On 4/22/2016 5:04 AM, Peter Zijlstra wrote:
Implement FETCH-OP atomic primitives, these are very similar to the
existing OP-RETURN primitives we already have, except they return the
value of the atomic variable_before_ modification.

This is especially useful for irreversible operations -- such as
bitops (because it becomes impossible to reconstruct the state prior
to modification).

XXX please look at the tilegx (CONFIG_64BIT) atomics, I think we get
the barriers wrong (at the very least they're inconsistent).

Signed-off-by: Peter Zijlstra (Intel)<peterz@xxxxxxxxxxxxx>
---
arch/tile/include/asm/atomic.h | 4 +
arch/tile/include/asm/atomic_32.h | 60 +++++++++++++------
arch/tile/include/asm/atomic_64.h | 117 +++++++++++++++++++++++++-------------
arch/tile/include/asm/bitops_32.h | 18 ++---
arch/tile/lib/atomic_32.c | 42 ++++++-------
arch/tile/lib/atomic_asm_32.S | 14 ++--
6 files changed, 161 insertions(+), 94 deletions(-)

[...]
static inline int atomic_add_return(int i, atomic_t *v)
{
int val;
smp_mb(); /* barrier for proper semantics */
val = __insn_fetchadd4((void *)&v->counter, i) + i;
barrier(); /* the "+ i" above will wait on memory */
+ /* XXX smp_mb() instead, as per cmpxchg() ? */
return val;
}

The existing code is subtle but I'm pretty sure it's not a bug.

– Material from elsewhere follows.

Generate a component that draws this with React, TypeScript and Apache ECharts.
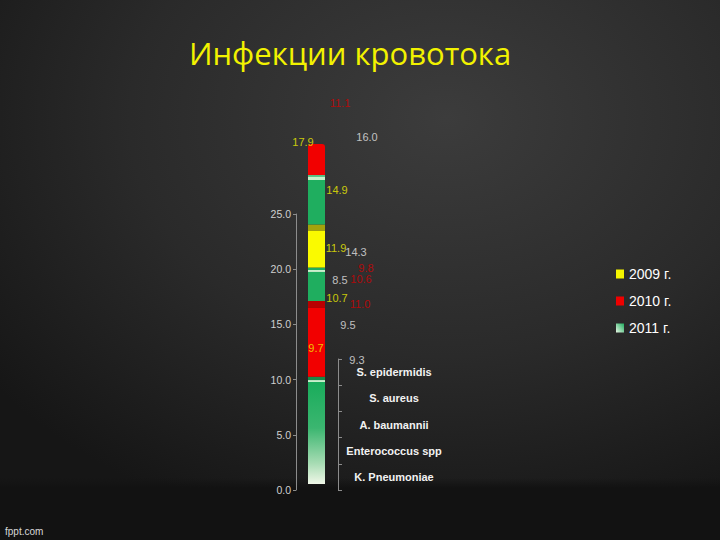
import React, { useEffect, useRef } from "react";
import * as echarts from "echarts";

const titleText = "Инфекции кровотока";
const footerText = "fppt.com";
const categories = ["S. epidermidis", "S. aureus", "A. baumannii", "Enterococcus spp", "K. Pneumoniae"];
const years = ["2009 г.", "2010 г.", "2011 г."];
const yTicks = [0, 5, 10, 15, 20, 25];

// data labels as they appear on the slide
const values2009 = [17.9, 14.9, 11.9, 10.7, 9.7];
const values2010 = [11.1, 9.8, 10.6, 11.0];
const values2011 = [16.0, 14.3, 8.5, 9.5, 9.3];

// the single (projected) stacked column, segment heights in axis units, bottom -> top
const segmentValues = [0.54, 9.24, 0.18, 0.3, 6.23, 0.63, 2.63, 0.18, 0.22, 3.31, 0.59, 4.03, 0.27, 0.18, 2.81];
const segmentYear = [-1, 2, 2, 2, 1, 1, 2, 2, 2, 0, 0, 2, 2, 2, 1];

// ---- layout / style (kept apart from the data) ----
const labelPos2009 = [[303, 142], [337, 190], [336, 248], [337, 298], [316, 348]];
const labelPos2010 = [[340, 103], [366, 268], [361, 279], [360, 304]];
const labelPos2011 = [[367, 137], [356, 252], [340, 280], [348, 325], [357, 360]];

const greenGradient = () =>
  new echarts.graphic.LinearGradient(0, 0, 0, 1, [
    { offset: 0, color: "#19ac5b" },
    { offset: 0.45, color: "#3bb670" },
    { offset: 0.8, color: "#a8dcb4" },
    { offset: 1, color: "#f0f7e8" },
  ]);

const segmentColors: any[] = [
  "rgba(0,0,0,0)",
  greenGradient(),
  "#c8f0cc",
  "#178a48",
  "#f20000",
  "#b80000",
  "#1fae5f",
  "#c8f0cc",
  "#1fae5f",
  "#fafa00",
  "#a3a30c",
  "#1fae5f",
  "#c8f0cc",
  "#5cc485",
  "#f20000",
];

const legendColors: any[] = [
  "#f5f500",
  "#ee0000",
  new echarts.graphic.LinearGradient(1, 0, 0, 1, [
    { offset: 0, color: "#1fae5f" },
    { offset: 1, color: "#e8f6e4" },
  ]),
];
const labelColors = ["#f0f000", "#d00000", "#e6e6e6"];

export default function App() {
  const ref = useRef<HTMLDivElement>(null);

  useEffect(() => {
    const chart = echarts.init(ref.current!, null, { renderer: "svg" });

    const segSeries = segmentValues.map((v, i) => ({
      type: "bar",
      name: segmentYear[i] >= 0 ? years[segmentYear[i]] : "base",
      stack: "total",
      xAxisIndex: 0,
      yAxisIndex: 0,
      barWidth: 17,
      clip: false,
      silent: true,
      data: [v],
      itemStyle: {
        color: segmentColors[i],
        borderRadius: i === segmentValues.length - 1 ? [3, 3, 0, 0] : 0,
      },
    }));

    const labelSeries = [values2009, values2010, values2011].map((vals, s) => {
      const pos = [labelPos2009, labelPos2010, labelPos2011][s];
      return {
        type: "scatter",
        name: "labels" + s,
        xAxisIndex: 2,
        yAxisIndex: 2,
        symbolSize: 0,
        silent: true,
        clip: false,
        data: vals.map((v, i) => [pos[i][0], pos[i][1], v]),
        label: {
          show: true,
          position: "inside",
          formatter: (p: any) => p.value[2].toFixed(1),
          color: labelColors[s],
          fontSize: 11,
          fontFamily: "Liberation Sans, Arial, sans-serif",
        },
      };
    });

    chart.setOption({
      animation: false,
      backgroundColor: "#1a1a1a",
      graphic: [
        {
          type: "rect",
          silent: true,
          z: -10,
          shape: { x: 0, y: 0, width: 720, height: 540 },
          style: {
            fill: new echarts.graphic.RadialGradient(0.62, 0.22, 0.8, [
              { offset: 0, color: "#3c3c3c" },
              { offset: 0.55, color: "#2a2a2a" },
              { offset: 1, color: "#161616" },
            ]),
          },
        },
        {
          type: "rect",
          silent: true,
          z: -9,
          shape: { x: 0, y: 478, width: 720, height: 10 },
          style: {
            fill: new echarts.graphic.LinearGradient(0, 0, 0, 1, [
              { offset: 0, color: "rgba(18,18,18,0)" },
              { offset: 1, color: "rgba(18,18,18,1)" },
            ]),
          },
        },
        {
          type: "rect",
          silent: true,
          z: -9,
          shape: { x: 0, y: 488, width: 720, height: 52 },
          style: { fill: "#121212" },
        },
        {
          type: "text",
          x: 350,
          y: 53,
          style: {
            text: titleText,
            fill: "#f2f200",
            font: '31px "Open Sans", sans-serif',
            textAlign: "center",
            textVerticalAlign: "middle",
          },
        },
        {
          type: "text",
          x: 5,
          y: 531,
          style: {
            text: footerText,
            fill: "#d8d8d8",
            font: '10px "Liberation Sans", Arial, sans-serif',
            textAlign: "left",
            textVerticalAlign: "middle",
          },
        },
      ],
      legend: {
        orient: "vertical",
        left: 611,
        top: 262,
        itemWidth: 8,
        itemHeight: 9,
        itemGap: 13,
        icon: "rect",
        selectedMode: false,
        data: years.map((n, i) => ({ name: n, itemStyle: { color: legendColors[i] } })),
        textStyle: { color: "#ffffff", fontSize: 14, fontFamily: "Liberation Sans, Arial, sans-serif" },
      },
      grid: [
        { left: 296, top: 214, width: 41, height: 276 },
        { left: 300, top: 359, width: 38, height: 131 },
        { left: 0, top: 0, width: 720, height: 540 },
      ],
      xAxis: [
        { type: "category", gridIndex: 0, data: ["total"], show: false },
        { type: "value", gridIndex: 1, min: 0, max: 1, show: false },
        { type: "value", gridIndex: 2, min: 0, max: 720, show: false },
      ],
      yAxis: [
        {
          type: "value",
          gridIndex: 0,
          min: yTicks[0],
          max: yTicks[yTicks.length - 1],
          interval: 5,
          axisLine: { show: true, onZero: false, lineStyle: { color: "#8c8c8c", width: 1 } },
          axisTick: { show: true, length: 3, lineStyle: { color: "#8c8c8c" } },
          splitLine: { show: false },
          axisLabel: {
            margin: 5,
            color: "#d0d0d0",
            fontSize: 10.5,
            fontFamily: "Liberation Sans, Arial, sans-serif",
            formatter: (v: number) => v.toFixed(1),
          },
        },
        {
          type: "category",
          gridIndex: 1,
          data: categories,
          inverse: true,
          position: "right",
          axisLine: { show: true, onZero: false, lineStyle: { color: "#8c8c8c", width: 1 } },
          axisTick: { show: true, length: 4, lineStyle: { color: "#8c8c8c" } },
          splitLine: { show: false },
          axisLabel: {
            margin: 56,
            align: "center",
            color: "#f2f2f2",
            fontSize: 11,
            fontWeight: "bold",
            fontFamily: "Liberation Sans, Arial, sans-serif",
          },
        },
        { type: "value", gridIndex: 2, min: 0, max: 540, inverse: true, show: false },
      ],
      series: [...segSeries, ...labelSeries],
    });

    return () => chart.dispose();
  }, []);

  return (
    <div
      ref={ref}
      style={{ position: "absolute", left: 0, top: 0, width: 720, height: 540 }}
    />
  );
}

The tilegx architecture will take the "+ i" and generate an add instruction.
The compiler barrier will make sure the add instruction happens before
anything else that could touch memory, and the microarchitecture will make
sure that the result of the atomic fetchadd has been returned to the core
before any further instructions are issued. (The memory architecture is
lazy, but when you feed a load through an arithmetic operation, we block
issuing any further instructions until the add's operands are available.)

This would not be an adequate memory barrier in general, since other loads
or stores might still be in flight, even if the "val" operand had made it
from memory to the core at this point. However, we have issued no other
stores or loads since the previous memory barrier, so we know that there
can be no other loads or stores in flight, and thus the compiler barrier
plus arithmetic op is equivalent to a memory barrier here.

In hindsight, perhaps a more substantial comment would have been helpful
here. Unless you see something missing in my analysis, I'll plan to go
ahead and add a suitable comment here :-)

Otherwise, though just based on code inspection so far:

Acked-by: Chris Metcalf<cmetcalf@xxxxxxxxxxxx> [for tile]

--
Chris Metcalf, Mellanox Technologies
http://www.mellanox.com